[Start]
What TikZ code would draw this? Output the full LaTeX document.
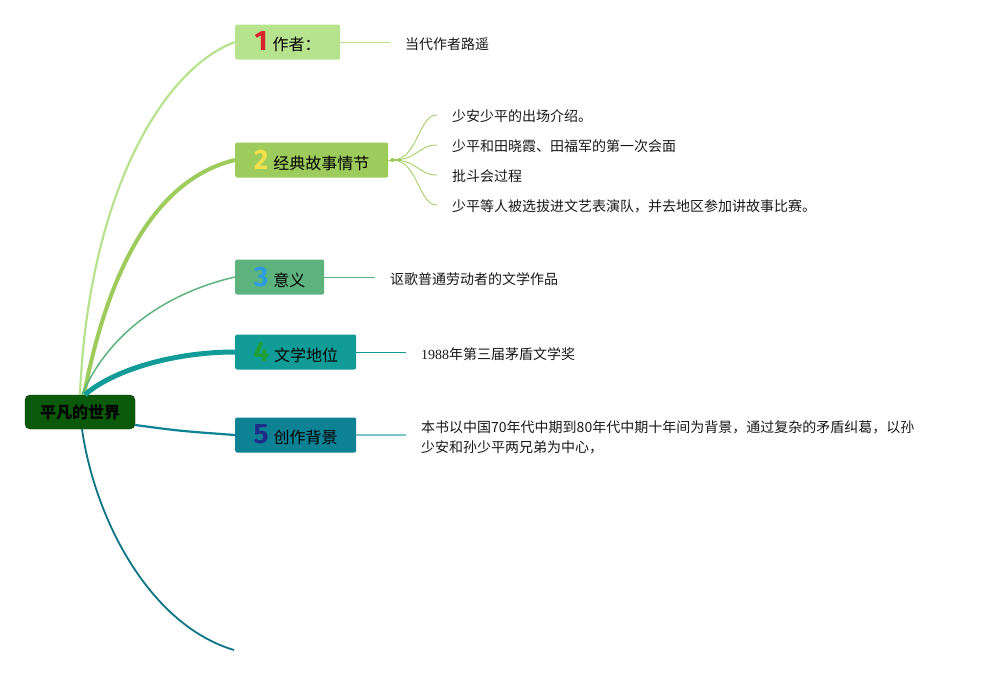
\documentclass[tikz,border=0pt]{standalone}
\usepackage{fontspec}
\setmainfont{Noto Sans CJK SC}
\newfontfamily\numfont{Fira Sans}
\newfontfamily\serifnum{Liberation Serif}
\definecolor{cA}{HTML}{B8E38E}
\definecolor{cB}{HTML}{9DCB5C}
\definecolor{cC}{HTML}{5DB37E}
\definecolor{cD}{HTML}{119C97}
\definecolor{cE}{HTML}{0D8294}
\definecolor{cF}{HTML}{0E7485}
\definecolor{cEl}{HTML}{7CC4CC}
\definecolor{rootc}{HTML}{0B5A0B}
\definecolor{rootd}{HTML}{063A06}
\definecolor{nA}{HTML}{D9232D}
\definecolor{nB}{HTML}{F4E04D}
\definecolor{nC}{HTML}{2C9BE0}
\definecolor{nD}{HTML}{1FA037}
\definecolor{nE}{HTML}{1D2D87}
\newcommand\bignum[2]{{\numfont\bfseries\fontsize{28}{28}\selectfont\color{#1}#2}}
\begin{document}
\begin{tikzpicture}[x=1pt,y=-1pt,
  box/.style={anchor=west, rounded corners=2pt, minimum height=35pt, inner sep=0pt, font=\fontsize{16}{18}\selectfont},
  leaf/.style={anchor=west, inner sep=0pt, text=black!90, font=\fontsize{14}{20}\selectfont}]
\useasboundingbox[fill=white] (0,0) rectangle (981,675);

% nodes
\node[fill=rootc, draw=rootd, rounded corners=5pt, minimum width=110pt, minimum height=34pt, inner sep=0pt, font=\bfseries\fontsize{16}{18}\selectfont] (root) at (80,412) {平凡的世界};
\node[box, fill=cA, minimum width=105pt] (n1) at (235,42) {\bignum{nA}{1}\hspace{5pt}作者：};
\node[box, fill=cB, minimum width=153pt] (n2) at (235,160) {\bignum{nB}{2}\hspace{5pt}经典故事情节};
\node[box, fill=cC, minimum width=89pt] (n3) at (235,277) {\bignum{nC}{3}\hspace{5pt}意义};
\node[box, fill=cD, minimum width=121pt] (n4) at (235,352) {\bignum{nD}{4}\hspace{5pt}文学地位};
\node[box, fill=cE, minimum width=121pt] (n5) at (235,435) {\bignum{nE}{5}\hspace{5pt}创作背景};
\coordinate (end6) at (234,650);

% main connectors
\draw[cA, line width=2.2pt] (root.north) .. controls (88,200) and (160,70) .. (n1.west);
\draw[cB, line width=4pt] ([xshift=4pt]root.north) .. controls (110,260) and (160,178) .. (n2.west);
\draw[cC, line width=1.5pt] ([xshift=2pt]root.north) .. controls (110,330) and (170,292) .. (n3.west);
\draw[cD, line width=5pt] ([xshift=5pt]root.north) .. controls (110,372) and (170,352) .. (n4.west);
\draw[cE, line width=2.2pt] ([yshift=-13pt]root.east) .. controls (180,431) .. (n5.west);
\draw[cF, line width=1.8pt] ([xshift=2pt]root.south) .. controls (95,520) and (150,625) .. (end6);

% leaves 1
\coordinate (e1) at (390,42);
\draw[cA, line width=0.8pt] (n1.east) -- (e1);
\node[leaf] (t1) at (405,44) {当代作者路遥};

% leaves 2
\fill[cB] ([xshift=4pt]n2.east) circle (2.2pt);
\coordinate (f0) at ([xshift=4pt]n2.east);
\coordinate (f1) at (437,115);
\coordinate (f2) at (437,145);
\coordinate (f3) at (437,175);
\coordinate (f4) at (437,205);
\draw[cB, line width=0.8pt] (n2.east) -- (f0);
\foreach \k in {1,2,3,4} {
  \draw[cB, line width=0.8pt] (f0) .. controls (418,160) and (418,160|-f\k) .. (f\k);
}
\node[leaf] (t21) at (452,116) {少安少平的出场介绍。};
\node[leaf] (t22) at (452,146) {少平和田晓霞、田福军的第一次会面};
\node[leaf] (t23) at (452,176) {批斗会过程};
\node[leaf] (t24) at (452,206) {少平等人被选拔进文艺表演队，并去地区参加讲故事比赛。};

% leaves 3
\coordinate (e3) at (375,277);
\draw[cC, line width=0.8pt] (n3.east) -- (e3);
\node[leaf] (t3) at (390,279) {讴歌普通劳动者的文学作品};

% leaves 4
\coordinate (e4) at (406,352);
\draw[cD, line width=0.8pt] (n4.east) -- (e4);
\node[leaf] (t4) at (421,354) {{\serifnum 1988}年第三届茅盾文学奖};

% leaves 5
\coordinate (e5) at (406,435);
\draw[cEl, line width=1.2pt] (n5.east) -- (e5);
\node[leaf, align=left] (t5) at (421,437) {本书以中国70年代中期到80年代中期十年间为背景，通过复杂的矛盾纠葛，以孙\\少安和孙少平两兄弟为中心，};
\end{tikzpicture}
\end{document}
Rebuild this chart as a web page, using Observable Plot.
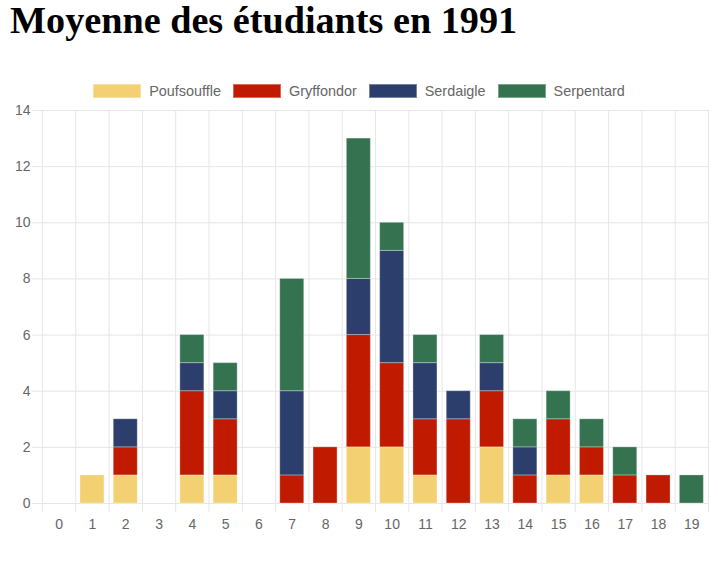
<!DOCTYPE html>
<html>
<head>
<meta charset="utf-8">
<script src="https://cdn.jsdelivr.net/npm/d3@7"></script>
<script src="https://cdn.jsdelivr.net/npm/@observablehq/plot@0.6"></script>
<style>
  html, body { margin: 0; padding: 0; background: #fff; }
  body { position: relative; width: 718px; height: 564px; overflow: hidden; }
  #title { position: absolute; left: 10px; top: 1px; margin: 0; font-family: "Liberation Serif", "Times New Roman", serif; font-weight: bold; font-size: 38.2px; line-height: 1; color: #000; white-space: nowrap; }
  #legend { position: absolute; left: 0; top: 83px; width: 718px; display: flex; justify-content: center; align-items: center; font-family: "Liberation Sans", Arial, sans-serif; font-size: 14.4px; color: #666; }
  .item { display: flex; align-items: center; margin: 0 6px; }
  .sw { width: 46px; height: 12px; margin-right: 8px; border: 1px solid rgba(255,255,255,0.35); box-sizing: content-box; }
  #chart { position: absolute; left: 0; top: 100px; }
</style>
</head>
<body>
<h1 id="title">Moyenne des étudiants en 1991</h1>
<div id="legend"></div>
<div id="chart"></div>
<script>
const categories = [0,1,2,3,4,5,6,7,8,9,10,11,12,13,14,15,16,17,18,19];
const houses = ["Poufsouffle", "Gryffondor", "Serdaigle", "Serpentard"];
const houseColors = ["#f3d072", "#c01a00", "#2c3e6c", "#357350"];
const poufsouffle = [0,1,1,0,1,1,0,0,0,2,2,1,0,2,0,1,1,0,0,0];
const gryffondor  = [0,0,1,0,3,2,0,1,2,4,3,2,3,2,1,2,1,1,1,0];
const serdaigle   = [0,0,1,0,1,1,0,3,0,2,4,2,1,1,1,0,0,0,0,0];
const serpentard  = [0,0,0,0,1,1,0,4,0,5,1,1,0,1,1,1,1,1,0,1];
const yTicks = [0,2,4,6,8,10,12,14];

const series = [poufsouffle, gryffondor, serdaigle, serpentard];
const rows = [];
categories.forEach((c, i) => {
  let acc = 0;
  houses.forEach((h, k) => {
    const v = series[k][i];
    if (v > 0) rows.push({note: c, house: h, y1: acc, y2: acc + v});
    acc += v;
  });
});
const edges = categories.map(c => c - 0.5).concat([categories[categories.length - 1] + 0.5]);

const legend = document.getElementById("legend");
houses.forEach((h, k) => {
  const it = document.createElement("div");
  it.className = "item";
  const sw = document.createElement("div");
  sw.className = "sw";
  sw.style.background = houseColors[k];
  const t = document.createElement("span");
  t.textContent = h;
  it.appendChild(sw); it.appendChild(t);
  legend.appendChild(it);
});

const chart = Plot.plot({
  width: 718,
  height: 440,
  marginTop: 10,
  marginBottom: 37,
  marginLeft: 42,
  marginRight: 10,
  style: {fontFamily: "'Liberation Sans', Arial, sans-serif", fontSize: "14px", color: "#666", background: "white"},
  x: {type: "linear", domain: [edges[0], edges[edges.length - 1]]},
  y: {domain: [0, 14]},
  color: {domain: houses, range: houseColors},
  marks: [
    Plot.ruleY(yTicks, {y: d => d, stroke: "#e6e6e6", insetLeft: -10}),
    Plot.ruleX(edges, {x: d => d, stroke: "#e6e6e6", insetBottom: -9}),
    Plot.rectY(rows, {x1: d => d.note - 0.5, x2: d => d.note + 0.5, y1: "y1", y2: "y2", fill: "house", stroke: "white", strokeOpacity: 0.3, strokeWidth: 1, insetLeft: 4.65, insetRight: 4.65}),
    Plot.axisX(categories, {tickSize: 0, tickPadding: 16, label: null, fontSize: 14, fill: "#666", tickFormat: d => String(d)}),
    Plot.axisY(yTicks, {tickSize: 0, tickPadding: 12, label: null, fontSize: 14, fill: "#666", tickFormat: d => String(d)})
  ]
});
document.getElementById("chart").appendChild(chart);
</script>
</body>
</html>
[End]
[YOUR OBJECTIVE]
Only the lines from "Rebuild this chart" through "const yTicks = [0,2,4,6,8,10,12,14];" should appear in your output, copied exactly with both end lines, and with no pictures.

[FINAL RESULT]
Rebuild this chart as a web page, using Observable Plot.
<!DOCTYPE html>
<html>
<head>
<meta charset="utf-8">
<script src="https://cdn.jsdelivr.net/npm/d3@7"></script>
<script src="https://cdn.jsdelivr.net/npm/@observablehq/plot@0.6"></script>
<style>
  html, body { margin: 0; padding: 0; background: #fff; }
  body { position: relative; width: 718px; height: 564px; overflow: hidden; }
  #title { position: absolute; left: 10px; top: 1px; margin: 0; font-family: "Liberation Serif", "Times New Roman", serif; font-weight: bold; font-size: 38.2px; line-height: 1; color: #000; white-space: nowrap; }
  #legend { position: absolute; left: 0; top: 83px; width: 718px; display: flex; justify-content: center; align-items: center; font-family: "Liberation Sans", Arial, sans-serif; font-size: 14.4px; color: #666; }
  .item { display: flex; align-items: center; margin: 0 6px; }
  .sw { width: 46px; height: 12px; margin-right: 8px; border: 1px solid rgba(255,255,255,0.35); box-sizing: content-box; }
  #chart { position: absolute; left: 0; top: 100px; }
</style>
</head>
<body>
<h1 id="title">Moyenne des étudiants en 1991</h1>
<div id="legend"></div>
<div id="chart"></div>
<script>
const categories = [0,1,2,3,4,5,6,7,8,9,10,11,12,13,14,15,16,17,18,19];
const houses = ["Poufsouffle", "Gryffondor", "Serdaigle", "Serpentard"];
const houseColors = ["#f3d072", "#c01a00", "#2c3e6c", "#357350"];
const poufsouffle = [0,1,1,0,1,1,0,0,0,2,2,1,0,2,0,1,1,0,0,0];
const gryffondor  = [0,0,1,0,3,2,0,1,2,4,3,2,3,2,1,2,1,1,1,0];
const serdaigle   = [0,0,1,0,1,1,0,3,0,2,4,2,1,1,1,0,0,0,0,0];
const serpentard  = [0,0,0,0,1,1,0,4,0,5,1,1,0,1,1,1,1,1,0,1];
const yTicks = [0,2,4,6,8,10,12,14];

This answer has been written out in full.